More than half a century later, the questions of the resource constraint and priorities, along with others, have become the core elements of a radical debate on development not only at the academic level in research institutes and universities but at the global level in the United Nations, the World Bank and in other forums. After a somewhat slow and hesitant start, the wider question of human development and of poverty has taken centre stage over the last two or three decades through the Human Development Index (UN HDI), the Millennium Development Goals (MDGs) and at a more anodyne level in the World Bank’s Poverty Reduction Strategy Papers (PRSPs). How the required resources are going to be raised fall under the rubric of another UN-led initiative called Financing for Development. But both these initiatives reflect an uneasy feeling that after relatively steady progress in the 1950s and 1960s in terms of GDP growth per capita (Gunnar Myrdal had incidentally alluded in 1968 to the intractable nature of South Asian poverty in his sem-inal work: Asian Drama: An Inquiry into the Poverty of Nations), the pace of improvement has visibly slackened from the 1990s onwards. Expectations that the private sector would deliver proved optimistic. For most reasonable observers, it has become self-evident that development and poverty alleviation are intertwined, and judging by the experience of the more successful developing countries no country can claim to have succeeded in the former without visible progress in the latter.
Over the last three decades or so, much of the visible success with respect to development has occurred in East and South-East Asia (and to a lesser extent in Latin America). South Asia, too, has made some progress but at a markedly slower pace and primarily in GDP growth per capita. Progress in the social sectors has been very poor. And as the pace of economic growth has decelerated since the beginning of the millennium in Pakistan, most social indicators have stopped improving in both Pakistan and India. In addition, everywhere in the world, including South Asia, there has been a marked increase in inequality over the last 15 years.
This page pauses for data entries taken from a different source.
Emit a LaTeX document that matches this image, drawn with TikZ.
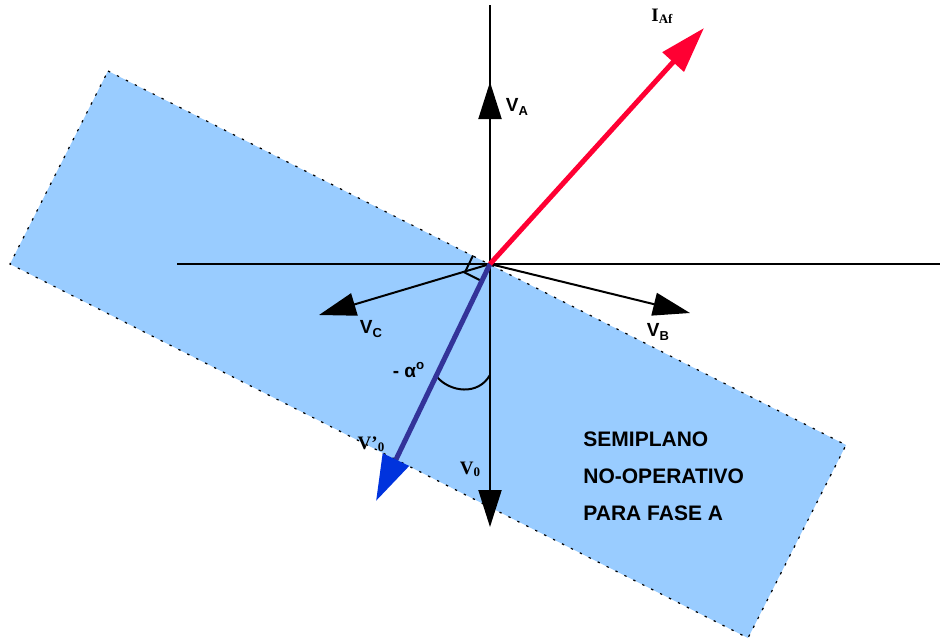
\documentclass[tikz,border=0pt]{standalone}
\usepackage{fontspec}
\setmainfont{Liberation Sans}
\newfontfamily\timesb{Liberation Serif}
\usetikzlibrary{arrows.meta,calc}
\definecolor{planefill}{HTML}{99CCFF}
\definecolor{iaf}{HTML}{FF0033}
\definecolor{vprime}{HTML}{333399}
\definecolor{vprimetip}{HTML}{0033DD}
\newcommand{\phsub}[2][2pt]{\raisebox{-#1}{\fontsize{6.5}{7}\selectfont #2}}
\tikzset{
  axis/.style={draw=black,line width=1pt},
  phasor/.style={line width=1pt,-{Triangle[length=18.5pt,width=11.5pt]}},
  bigphasor/.style={line width=2.5pt,-{Triangle[length=23pt,width=14pt]}},
  halfplane/.style={fill=planefill,draw=black,line width=0.6pt,
    dash pattern=on 1.2pt off 3.8pt},
  vlabel/.style={font=\bfseries\fontsize{9.5}{11}\selectfont,inner sep=0pt},
  tlabel/.style={font=\timesb\bfseries\fontsize{9.5}{11}\selectfont,inner sep=0pt},
  note/.style={font=\bfseries\fontsize{10.5}{18.5}\selectfont,align=left,inner sep=0pt},
}
\begin{document}
\begin{tikzpicture}[x=0.5pt,y=-0.5pt]
  \useasboundingbox (0,0) rectangle (940,638);
  % half-plane corners
  \coordinate (TL) at (108,71);
  \coordinate (R)  at (846,445);
  \coordinate (B)  at (748,638);
  \coordinate (L)  at (10,264);
  \draw[halfplane] (TL) -- (R) -- (B) -- (L) -- cycle;

  % origin, axes ends and phasor tips
  \coordinate (O)    at (490,264);
  \coordinate (ytop) at (490,5);
  \coordinate (xl)   at (177,264);
  \coordinate (xr)   at (940,264);
  \coordinate (tA)   at (490,82);
  \coordinate (t0)   at (490,527);
  \coordinate (tB)   at (690,313);
  \coordinate (tC)   at (319,315);
  \coordinate (tP)   at (376,501);
  \coordinate (tI)   at (704,28);

  \draw[axis] (ytop) -- (O);
  \draw[axis] (xl) -- (xr);
  \draw[phasor] (O) -- (tA);
  \draw[phasor] (O) -- (t0);
  \draw[phasor] (O) -- (tB);
  \draw[phasor] (O) -- (tC);

  % right angle between V'0 and the boundary
  \coordinate (ra1) at ($(O)!9.5pt!(TL)$);
  \coordinate (ra2) at ($(O)!9.5pt!(tP)$);
  \draw[axis] (ra1) -- ($(ra1)+(ra2)-(O)$) -- (ra2);

  % angle -alpha
  \coordinate (aa) at (437,377);
  \coordinate (ab) at (490,375);
  \draw[line width=1pt] (aa) .. controls (450,392) and (478,396) .. (ab);

  \draw[bigphasor,draw=vprime,-{Triangle[length=23pt,width=14pt,color=vprimetip]}] (O) -- (tP);
  \draw[bigphasor,draw=iaf,-{Triangle[length=23pt,width=14pt,color=iaf]}] (O) -- (tI);

  \node[vlabel] (lA) at (517,107) {V\phsub{A}};
  \node[vlabel] (lB) at (658,332) {V\phsub{B}};
  \node[vlabel] (lC) at (371,329) {V\phsub{C}};
  \node[vlabel] (lalpha) at (409,370) {- α\textsuperscript{o}};
  \node[tlabel] (l0) at (470,469) {V\phsub[1pt]{0}};
  \node[tlabel] (lP) at (371,444) {V’\phsub[1pt]{0}};
  \node[tlabel] (lI) at (662,16) {I\phsub[1pt]{Af}};
  \node[note,anchor=north west] (semi) at (583,431)
    {SEMIPLANO\\NO-OPERATIVO\\PARA FASE A};
\end{tikzpicture}
\end{document}
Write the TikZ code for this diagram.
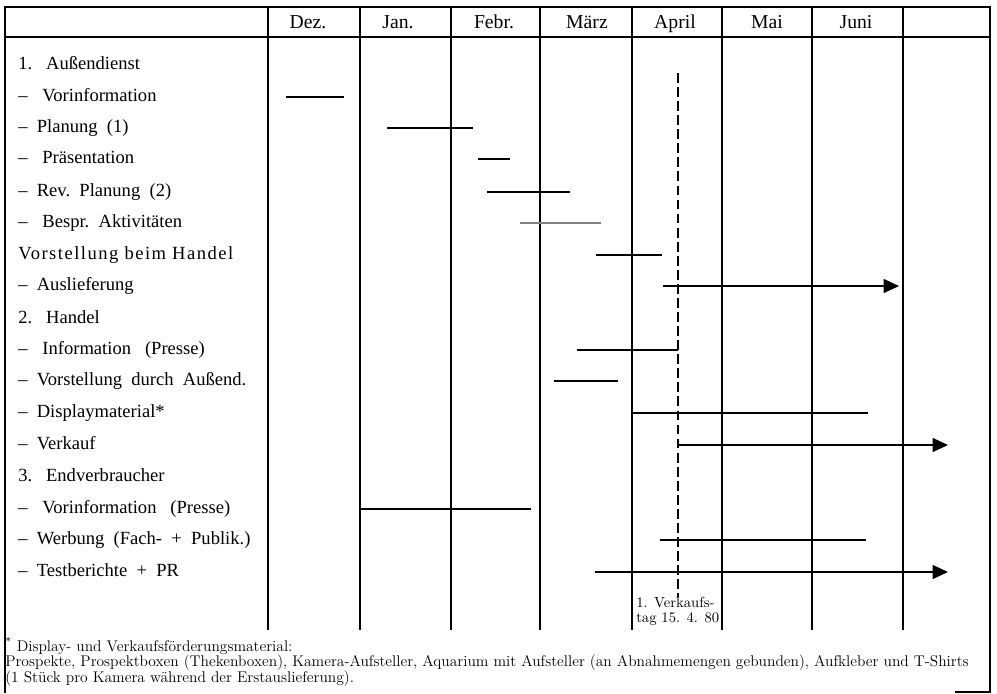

Moreover, while the absolute numbers living in absolute poverty (i.e. on less than $1.20 a day) have declined, indicators relevant to the quality of life such as literacy, access to health care, maternal and child health and sanitation suggest that the record is one of acute disappointment if not of outright failure for the majority of the population in South Asia. The majority of the population remains acutely vulnerable to the vagaries of both the global economy and natural disasters.
In other words, the development effort of 1950–1980 appears to have run out of steam in South Asia. As such, it is now creating new social issues and is in urgent need of reappraisal and renewal. Even where it has had a temporary, positive impact in boosting jobs and incomes, as, for instance, in India in the first few years of the millennium, the poorest quintile of the population appears to have been bypassed.2 In the 1960s, the ‘green revolution’ had boosted food production and rural incomes over the whole of South Asia and, more recently, India has had considerable success in its IT sector. Bangladesh has become the second biggest exporter of clothing in the world after China. But, impressive as these achievements are, a decisive breakthrough in reducing poverty and improving the quality of life for the poorest, that is, raising incomes and improving social outcomes has proved elusive. As a result, governments have either stopped talking about social issues or are content to leave it to GDP growth as the way of tackling poverty and its many consequences for society. As a result, social justice as an integral component of development and requiring concerted State intervention has been quietly pushed into the background or forgotten altogether. In Pakistan, everything ostensibly rests on boosting the GDP growth rate and hoping that ‘trickle down’ economics will take care of the poor.33 The power of the elite in setting such an agenda for development is reflected in the fact that this has happened without serious debate in the media or, indeed, elsewhere.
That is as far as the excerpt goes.